When financing commercial real estate deals, interest rates are key points of negotiation.   Veteran brokers know that few basis points in one direction or the other on a sale negotiation over an office building or shopping center can make the difference between iced champagne buckets and cold feet.

Where do these rates come from?  Interest rates are the price of money.  So who determines how much money costs?  To some degree, the holder of that money does.  But in a wider sense, the job falls to a global market set up by the planet’s top exchangers of money. Of course, these entities are called banks.

Determining the price of money in a free market for money is the least banks can do for our commercial real estate industry.  It’s literally the least they can do, because the historic purpose of banks — providing financing for our CRE deals  — should be, by most research, much easier than it has been lately.

But are we getting even that much from our pinstriped friends?  Unfortunately, like so many “free markets” we hear about but never quite get to participate in, the market for interest rates is effectively a private, nontransparent arrangement between banks.  As such, sometimes even the small favor of honest price determination proves too much for the largest banks to grant our industry.

This is the core of a criminal case filed three days ago by US and EU governments against the giant Deutsche Bank.  The claim is that Deutsche Bank violated commodities trading and SEC laws to fix a very widely-used interest rate named LIBOR – short for London Interbank Offered Rate.

(Reuters) – Deutsche Bank (DBKGn.DE) said it received subpoenas and requests for information from U.S. and European Union agencies as part of a global probe into interbank offered rates and that it was also being sued over alleged dollar interbank rate manipulation.

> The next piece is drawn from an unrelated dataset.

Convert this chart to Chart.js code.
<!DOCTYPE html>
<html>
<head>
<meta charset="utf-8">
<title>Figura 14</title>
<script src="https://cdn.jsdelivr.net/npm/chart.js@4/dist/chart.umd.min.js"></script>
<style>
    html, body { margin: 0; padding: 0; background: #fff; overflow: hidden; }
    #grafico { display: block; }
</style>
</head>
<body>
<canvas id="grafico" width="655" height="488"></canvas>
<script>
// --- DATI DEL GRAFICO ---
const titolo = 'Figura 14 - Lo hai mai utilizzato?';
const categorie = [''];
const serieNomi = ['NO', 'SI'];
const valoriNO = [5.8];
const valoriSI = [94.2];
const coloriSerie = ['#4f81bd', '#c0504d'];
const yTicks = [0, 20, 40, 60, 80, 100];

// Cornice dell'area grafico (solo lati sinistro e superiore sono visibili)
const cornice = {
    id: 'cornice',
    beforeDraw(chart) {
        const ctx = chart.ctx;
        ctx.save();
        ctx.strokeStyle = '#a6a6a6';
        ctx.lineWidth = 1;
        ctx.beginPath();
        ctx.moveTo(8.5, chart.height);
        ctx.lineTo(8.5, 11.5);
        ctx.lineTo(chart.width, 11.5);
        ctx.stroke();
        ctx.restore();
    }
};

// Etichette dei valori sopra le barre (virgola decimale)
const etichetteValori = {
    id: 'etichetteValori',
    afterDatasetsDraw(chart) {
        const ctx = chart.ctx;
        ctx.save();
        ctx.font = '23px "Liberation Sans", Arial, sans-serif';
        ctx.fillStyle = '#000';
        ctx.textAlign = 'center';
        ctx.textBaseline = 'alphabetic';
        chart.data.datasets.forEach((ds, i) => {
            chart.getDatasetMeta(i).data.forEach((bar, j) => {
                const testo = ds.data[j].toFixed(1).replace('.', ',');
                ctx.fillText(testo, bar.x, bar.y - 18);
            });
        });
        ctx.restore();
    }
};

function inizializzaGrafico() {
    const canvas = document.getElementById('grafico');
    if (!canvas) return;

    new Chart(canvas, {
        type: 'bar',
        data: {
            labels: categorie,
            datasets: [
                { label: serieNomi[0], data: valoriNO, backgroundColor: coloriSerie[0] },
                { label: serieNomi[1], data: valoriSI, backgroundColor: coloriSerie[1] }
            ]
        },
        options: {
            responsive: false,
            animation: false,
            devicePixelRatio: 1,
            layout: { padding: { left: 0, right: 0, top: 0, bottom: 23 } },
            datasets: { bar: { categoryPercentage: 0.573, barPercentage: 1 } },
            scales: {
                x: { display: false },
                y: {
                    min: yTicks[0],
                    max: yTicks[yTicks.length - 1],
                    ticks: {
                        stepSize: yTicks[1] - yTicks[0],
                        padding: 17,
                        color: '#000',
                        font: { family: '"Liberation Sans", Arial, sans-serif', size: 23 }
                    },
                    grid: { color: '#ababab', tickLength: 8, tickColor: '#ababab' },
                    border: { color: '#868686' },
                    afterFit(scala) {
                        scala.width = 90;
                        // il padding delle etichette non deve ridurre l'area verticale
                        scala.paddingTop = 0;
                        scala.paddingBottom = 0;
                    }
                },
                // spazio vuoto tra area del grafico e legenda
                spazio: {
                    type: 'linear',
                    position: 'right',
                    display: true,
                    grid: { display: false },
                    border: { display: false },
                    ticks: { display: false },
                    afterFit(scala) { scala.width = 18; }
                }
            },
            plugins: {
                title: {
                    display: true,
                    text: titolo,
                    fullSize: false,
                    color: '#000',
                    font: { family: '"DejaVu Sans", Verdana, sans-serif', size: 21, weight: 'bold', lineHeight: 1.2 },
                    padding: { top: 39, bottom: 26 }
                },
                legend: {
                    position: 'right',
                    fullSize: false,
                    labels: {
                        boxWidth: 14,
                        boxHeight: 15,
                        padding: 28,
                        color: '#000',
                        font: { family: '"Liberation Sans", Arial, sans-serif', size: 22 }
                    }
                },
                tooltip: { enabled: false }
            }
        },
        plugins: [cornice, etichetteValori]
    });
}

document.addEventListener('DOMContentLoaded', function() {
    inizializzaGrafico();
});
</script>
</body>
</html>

The requests came from entities including the U.S. Department of Justice, the U.S. Securities and Exchange Commission, the Commodity Futures Trading Commission, and the European Commission, Deutsche Bank said on Tuesday.

The inquiries relate to periods between 2005 and 2011, the bank said, adding it was cooperating with the investigations.

What could this mean for you as a broker, an investor, a manager?  If this probe, (as well as similar probes against Citi, HSBC, UBS and others) find that banks have been colluding to fix the LIBOR rate, it means, in short, that they have been ripping you off.  How much of the $360 Trillion worth of financial contracts tied to LIBOR contain your deals?  Your REIT plays?  Your lease calculations?

More than that, what deals might you have ultimately lost because of a fixed LIBOR?